Friday, 15 August 2014

Understanding Blazblue Updates

So a couple of weeks ago, Arc System Works announced that they were adding two more characters to Blazblue ChronoPhantasma. Namely Celica A Mercury (time paradox ghost nun magician girl with robot buddy doing most of her attacks for her) and Lambda 11 (the most blatant art assets recycling ASW has done in quite some time). To accompany their additions, the game is getting a new patch, labelling the game as BBCP 2.0 (as opposed to the current version, which is BBCP 1.1). The changelog for the first location test last weekend was steadily nutted out through a combination of playtesting and ambiguous notes left by the devs for us to decrypt. From those we were able to get the impression that this is a full-fledged new revision, comparable to when Blazblue Continuum Shift was updated to Continuum Shift 2. There is a certain negativity in the community whenever a new revision of Blazblue is announced that contrasts with the usual excitement that a game update brings. To understand why, we need to understand what's different about Blazblue updates in comparison to just about any other fighter, and why they are done this way at all.

What's so different about Blazblue updates?
Suppose you've baited your opponent into doing something really stupid or risky like mashing uppercut. You go to punish them. Here is what Ryu does in each iteration of Street Fighter 4.
Forwards+Heavy Punch, Heavy Shoryuken, Focus Dash Cancel, Ultra 1. In AE2012 and Ultra I have to use Medium Shoryuken because the Heavy no longer can be FADC'd. As you can see though, it hurts a hell of a lot by itself to compensate.

Here is a set of bog standard combos Ragna used in the first Blazblue iteration.
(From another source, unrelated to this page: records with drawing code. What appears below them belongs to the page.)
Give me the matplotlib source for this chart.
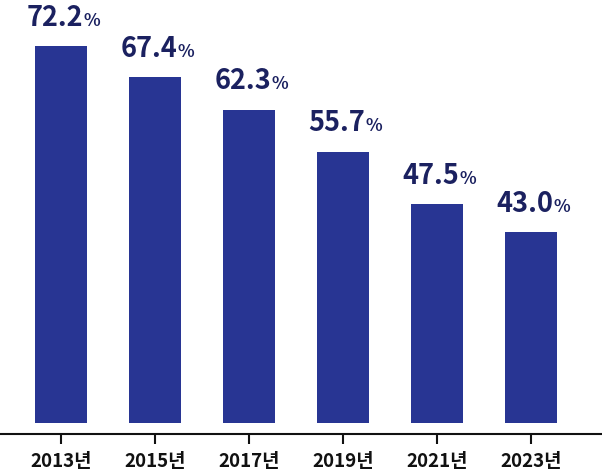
import matplotlib.pyplot as plt
import numpy as np

years = ['2013년', '2015년', '2017년', '2019년', '2021년', '2023년']
values = [72.2, 67.4, 62.3, 55.7, 47.5, 43.0]

plt.rcParams['font.family'] = ['Noto Sans CJK KR', 'DejaVu Sans']

bar_color = '#283593'
label_color = '#1b2160'

fig = plt.figure(figsize=(6.02, 4.70), dpi=100)
ax = fig.add_axes([0, 0.1, 1, 0.9])

x = np.arange(len(years))
ax.bar(x, values, width=0.553, color=bar_color, zorder=2)

ax.set_xlim(-0.649, 5.755)
ax.set_ylim(13.06, 79.5)

for xi, v in zip(x, values):
    ax.annotate(f'{v:.1f}', (xi, v), xytext=(16, 14.5), textcoords='offset points',
                ha='right', va='baseline', fontsize=19.5, fontweight='black',
                color=label_color, annotation_clip=False)
    ax.annotate('%', (xi, v), xytext=(16.5, 14.5), textcoords='offset points',
                ha='left', va='baseline', fontsize=12.5, fontweight='bold',
                color=label_color, annotation_clip=False)

for s in ['top', 'left', 'right']:
    ax.spines[s].set_visible(False)
ax.spines['bottom'].set_position(('outward', 7.6))
ax.spines['bottom'].set_linewidth(1.5)
ax.spines['bottom'].set_color('#111111')

ax.set_yticks([])
ax.set_xticks(x)
ax.set_xticklabels(years, fontsize=13.5, fontweight='black', color='#111111')
ax.tick_params(axis='x', length=7.5, width=1.5, color='#111111', pad=5.5)

fig.savefig('out.png', dpi=100)
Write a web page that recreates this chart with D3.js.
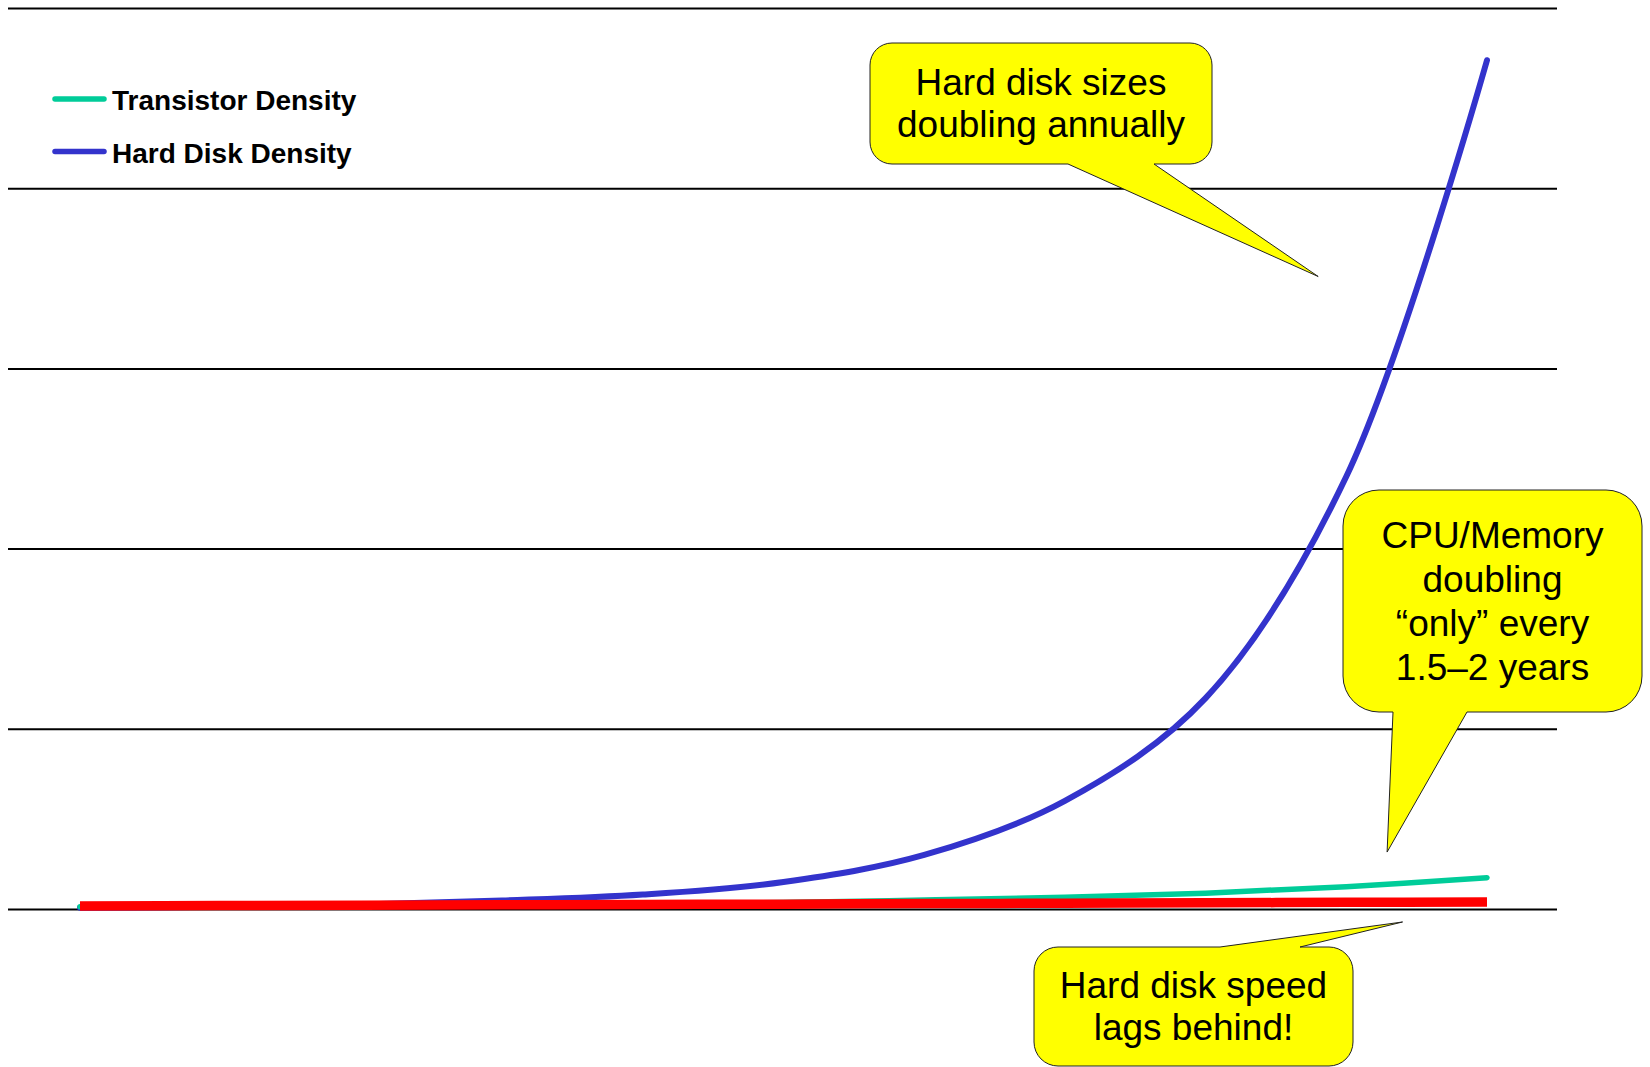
<!DOCTYPE html>
<html>
<head>
<meta charset="utf-8">
<script src="https://cdn.jsdelivr.net/npm/d3@7"></script>
<style>
  html, body { margin: 0; padding: 0; background: #fff; }
  svg { display: block; }
  text { font-family: "Liberation Sans", Arial, sans-serif; }
</style>
</head>
<body>
<svg id="chart" width="1650" height="1067"></svg>
<script>
// ---------------- data ----------------
const years = [0, 1, 2, 3, 4, 5, 6, 7, 8, 9, 10];
const hardDiskDensity   = [0.007, 0.013, 0.025, 0.047, 0.08, 0.15, 0.30, 0.60, 1.17, 2.40, 4.71];
const transistorDensity = [0.013, 0.016, 0.020, 0.024, 0.029, 0.036, 0.05, 0.065, 0.088, 0.124, 0.174];
const hardDiskSpeed     = [0.017, 0.019, 0.021, 0.023, 0.025, 0.027, 0.030, 0.032, 0.034, 0.037, 0.039];
const gridValues = [0, 1, 2, 3, 4, 5];
const legendLabels = ["Transistor Density", "Hard Disk Density"];
const calloutTexts = [
  ["Hard disk sizes", "doubling annually"],
  ["CPU/Memory", "doubling", "\u201Conly\u201D every", "1.5\u20132 years"],
  ["Hard disk speed", "lags behind!"]
];
// callout tips in data coordinates [year, value]
const calloutTips = [[8.8, 3.51], [9.29, 0.316], [9.4, -0.072]];

// ---------------- layout ----------------
const svg = d3.select("#chart");
const W = 1650, H = 1067;
const gridX0 = 8, gridX1 = 1557;
const x = d3.scaleLinear().domain([0, 10]).range([80, 1487]);
const y = d3.scaleLinear().domain([0, 5]).range([909, 8]);

const colors = { transistor: "#00CC99", disk: "#3333CC", speed: "#FF0000", callout: "#FFFF00" };

svg.append("rect").attr("width", W).attr("height", H).attr("fill", "#fff");

// gridlines via axis
const gridAxis = d3.axisLeft(y).tickValues(gridValues).tickFormat("").tickSize(-(gridX1 - gridX0));
const g = svg.append("g").attr("transform", `translate(${gridX0},0)`).call(gridAxis);
g.select(".domain").remove();
g.selectAll(".tick line").attr("stroke", "#000").attr("stroke-width", 2);

// lines
const mk = vals => years.map((yr, i) => ({ x: yr, v: vals[i] }));
const line = d3.line().x(d => x(d.x)).y(d => y(d.v)).curve(d3.curveCatmullRom.alpha(0.5));

svg.append("path").datum(mk(hardDiskDensity)).attr("d", line)
  .attr("fill", "none").attr("stroke", colors.disk).attr("stroke-width", 6)
  .attr("stroke-linecap", "round").attr("stroke-linejoin", "round");
svg.append("path").datum(mk(transistorDensity)).attr("d", line)
  .attr("fill", "none").attr("stroke", colors.transistor).attr("stroke-width", 5.5)
  .attr("stroke-linecap", "round").attr("stroke-linejoin", "round");
svg.append("path").datum(mk(hardDiskSpeed)).attr("d", line)
  .attr("fill", "none").attr("stroke", colors.speed).attr("stroke-width", 9.5)
  .attr("stroke-linecap", "butt");

// legend
const legendColors = [colors.transistor, colors.disk];
const legend = svg.append("g");
legendLabels.forEach((lab, i) => {
  const cy = 99 + i * 52.5;
  legend.append("line").attr("x1", 55).attr("x2", 104).attr("y1", cy).attr("y2", cy)
    .attr("stroke", legendColors[i]).attr("stroke-width", 5.5).attr("stroke-linecap", "round");
  legend.append("text").attr("x", 112).attr("y", cy + 11)
    .attr("font-size", 28).attr("font-weight", "bold").attr("fill", "#000").text(lab);
});

// callouts
function calloutPath(b, tip) {
  const { x0, y0, x1, y1, r, side, p0, p1 } = b;
  const [tx, ty] = tip;
  if (side === "bottom") {
    return `M${x0 + r},${y0} H${x1 - r} A${r},${r} 0 0 1 ${x1},${y0 + r} V${y1 - r} A${r},${r} 0 0 1 ${x1 - r},${y1}` +
      ` H${p1} L${tx},${ty} L${p0},${y1} H${x0 + r} A${r},${r} 0 0 1 ${x0},${y1 - r} V${y0 + r} A${r},${r} 0 0 1 ${x0 + r},${y0} Z`;
  }
  return `M${x0 + r},${y0} H${p0} L${tx},${ty} L${p1},${y0} H${x1 - r} A${r},${r} 0 0 1 ${x1},${y0 + r} V${y1 - r} A${r},${r} 0 0 1 ${x1 - r},${y1}` +
    ` H${x0 + r} A${r},${r} 0 0 1 ${x0},${y1 - r} V${y0 + r} A${r},${r} 0 0 1 ${x0 + r},${y0} Z`;
}
const boxes = [
  { x0: 870, y0: 43, x1: 1212, y1: 164, r: 22, side: "bottom", p0: 1068, p1: 1154, lh: 42 },
  { x0: 1343, y0: 490, x1: 1642, y1: 712, r: 36, side: "bottom", p0: 1393, p1: 1467, lh: 44 },
  { x0: 1034, y0: 947, x1: 1353, y1: 1066, r: 24, side: "top", p0: 1220, p1: 1300, lh: 42 }
];
const fs = 37;
boxes.forEach((b, i) => {
  const tip = [x(calloutTips[i][0]), y(calloutTips[i][1])];
  svg.append("path").attr("d", calloutPath(b, tip))
    .attr("fill", colors.callout).attr("stroke", "#222").attr("stroke-width", 1);
  const lines = calloutTexts[i];
  const cx = (b.x0 + b.x1) / 2, cy = (b.y0 + b.y1) / 2;
  const first = cy - (lines.length - 1) / 2 * b.lh + 0.35 * fs;
  lines.forEach((t, j) => {
    svg.append("text").attr("x", cx).attr("y", first + j * b.lh)
      .attr("text-anchor", "middle").attr("font-size", fs).attr("fill", "#000").text(t);
  });
});
</script>
</body>
</html>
And here is a set of his basic combos in the current.

Blazblue loves to completely rework its combo theory from the ground up each time. A lot of knowledge you've gained about what to do in certain situations, what's a good damage option vs one that carries further and so on get thrown out the window. The same goes for characters' tools in situations that have nothing to do with combos. In one game Jin can cancel his far-reaching 6C into a dash to do pressure with it. In another he loses it and Ragna gains it instead. One day Nu is a long-range character. The next day she's a close-range pressure character who happens to have projectiles. The next day she's a stance character. The next day she has the fastest standing overhead in the game. Don't get me started on how inconsistent they are with Tager. One day you don't want to hitconfirm with jabs because they'll scale the combo too much. The next they do nothing at all and may well be an optimal way to start combos. The next day they'll go back to reducing combo length, but only on some characters.

Whenever you get into Blazblue, the next iteration to come out might as well be a new game that happens to have some similar base system mechanics. That's assuming they didn't rework some of those as well.

Why do they do this?
 Arc System Works are fiercely dedicated to keeping Japanese arcades running. Their entire business model for fighting games is built around keeping money flowing into them as much as possible. Their current process for games releases is this:
1. Release a game in the arcades.
2. Maybe patch it if something's really busted (hello there Chie 5B causing fatal counter).
3. Release it on consoles a somewhere between 8 months and a year later.
4. Release a new game in the arcades at the same time.
5. Do the console release for that game.
6. Announce new update of the previous game. Release it at arcades.

It works excellently. There's always something fairly new to play in the arcades that you just can't experience at home. That doesn't quite explain why Blazblue revisions work the way they do in comparison to, say, Guilty Gear's though. So there must be another reason.

While GG and BB are both by ASW, they have different directors. Guilty Gear's early iterations were headed by Daisuke Ishiwatari, and taken over by lead programmer Pachi for Slash through to Accent Core +R. Both worked together on Xrd. Blazblue is headed by Toshimichi Mori, who is known to ignore others' feedback. So we can conclude that he has a certain business approach to how to keep arcades making money that differs a bit to the others at ASW.

You see, if people have to relearn a character's combos in a game that is only playable in arcades, it means they have to spend more money. Not only will they be spending their usual allotment of yen to play with others, but they need the extra lab time just to get their skill at the level they were two months before the new iteration came out. As well as giving a game a sense of new life and a more even playing field for newcomers, they're double dipping on the existing userbase. It makes perfect sense from a business standpoint.

 The game keeps trying to reinvent itself, so I think Mori may not be happy with the game's core. If a game needs to keep reinventing itself, it may well not be a very good game in the first place.

Players of other fighters, particularly the Capcom games tend to view airdash players as being a fickle bunch who jump from game to game as soon as a new one appears. Maybe it's because relearning Blazblue is in itself the same as learning any other game, so they're just trying to find one that's enjoyable enough to really stick with for ages. After all, the Melty Blood community stuck with its game from ReACT all the way through. It's just a shame Type-MOON tried so damn hard to prevent them doing so. That's for another time though.